The voltage-current density curves of the fabricated light-emitting elements are shown in FIG. 6. FIG. 6 reveals that the driving voltage of the light-emitting element of the Example is significantly reduced compared with the light-emitting element of the Comparison example. For example, when a current is applied to the light-emitting elements at a current density of 1 mA/cm², the difference in driving voltage reaches about 1.2V. As can be understood from the current density-normalized emission efficiency curves shown in FIG. 7, the emission efficiency of the light-emitting element of the Example is higher than that of the Comparative Example. In particular, the increase in emission efficiency at a low current density is remarkable, which suggests that non-radiative recombination of carriers accumulated at the interface of functional layers (mainly the interface between the emission layer and the electron-blocking layer) is suppressed in the light-emitting element of the Example.

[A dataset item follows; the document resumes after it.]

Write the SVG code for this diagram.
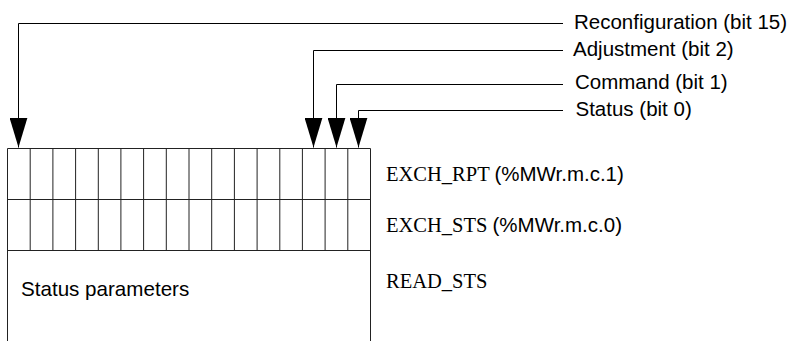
<svg xmlns="http://www.w3.org/2000/svg" width="792" height="341" viewBox="0 0 792 341">
  <style>
    .ln { fill: none; stroke: #000; stroke-width: 1; }
    .cell { fill: none; stroke: #222; stroke-width: 1; }
    .sans { font-family: "Liberation Sans", Arial, sans-serif; font-size: 20.5px; fill: #000; }
    .serif { font-family: "Liberation Serif", "Times New Roman", serif; font-size: 20.5px; fill: #000; }
  </style>
  <defs>
    <marker id="arrow" viewBox="0 0 30 18" refX="30" refY="9" markerWidth="30" markerHeight="18" markerUnits="userSpaceOnUse" orient="auto">
      <path d="M0,0 L30,9 L0,18 Z" fill="#000"/>
    </marker>
  </defs>
  <rect width="792" height="341" fill="#fff"/>

  <g id="register">
    <path class="cell" d="M7.5,341 V148.5 H370.5 V341 M7.5,199.5 H370.5 M7.5,250.5 H370.5"/>
    <path class="cell" d="M30.2,148.5 V250.5 M52.9,148.5 V250.5 M75.6,148.5 V250.5 M98.3,148.5 V250.5 M120.9,148.5 V250.5 M143.6,148.5 V250.5 M166.3,148.5 V250.5 M189,148.5 V250.5 M211.7,148.5 V250.5 M234.4,148.5 V250.5 M257.1,148.5 V250.5 M279.8,148.5 V250.5 M302.4,148.5 V250.5 M325.1,148.5 V250.5 M347.8,148.5 V250.5"/>
    <text class="sans" x="21" y="295.5" style="font-size:20.6px">Status parameters</text>
  </g>

  <g id="labels">
    <text id="lbl-exch-rpt" class="serif" x="386" y="181">EXCH_RPT <tspan class="sans">(%MWr.m.c.1)</tspan></text>
    <text id="lbl-exch-sts" class="serif" x="386" y="232">EXCH_STS <tspan class="sans">(%MWr.m.c.0)</tspan></text>
    <text id="lbl-read-sts" class="serif" x="386" y="287.5">READ_STS</text>
  </g>

  <g id="bit-labels">
    <text id="lbl-bit15" class="sans" x="574" y="28.5">Reconfiguration (bit 15)</text>
    <text id="lbl-bit2" class="sans" x="573" y="55.5">Adjustment (bit 2)</text>
    <text id="lbl-bit1" class="sans" x="575" y="89">Command (bit 1)</text>
    <text id="lbl-bit0" class="sans" x="575.5" y="115.5">Status (bit 0)</text>
  </g>

  <g id="connectors">
    <path class="ln" d="M563,23.5 H18.5 V147.5" marker-end="url(#arrow)"/>
    <path class="ln" d="M563,50.5 H313.5 V147.5" marker-end="url(#arrow)"/>
    <path class="ln" d="M563,84.5 H336.5 V147.5" marker-end="url(#arrow)"/>
    <path class="ln" d="M563,110.5 H358.5 V147.5" marker-end="url(#arrow)"/>
  </g>
</svg>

The above results show that application of the embodiments of the present invention enables the production of light-emitting elements with low power consumption and improved emission efficiency as well as low-power-consumption display devices including these light-emitting elements.

The aforementioned modes described as the embodiments of the present invention can be implemented by appropriately combining with each other as long as no contradiction is caused. Furthermore, any mode which is realized by persons ordinarily skilled in the art through the appropriate addition, deletion, or design change of elements or through the addition, deletion, or condition change of a process on the basis of the reflecting element or the reflecting device of each embodiment is included in the scope of the present invention as long as they possess the concept of the present invention.

It is understood that another effect different from that provided by each of the aforementioned embodiments is achieved by the present invention if the effect is obvious from the description in the specification or readily conceived by persons ordinarily skilled in the art.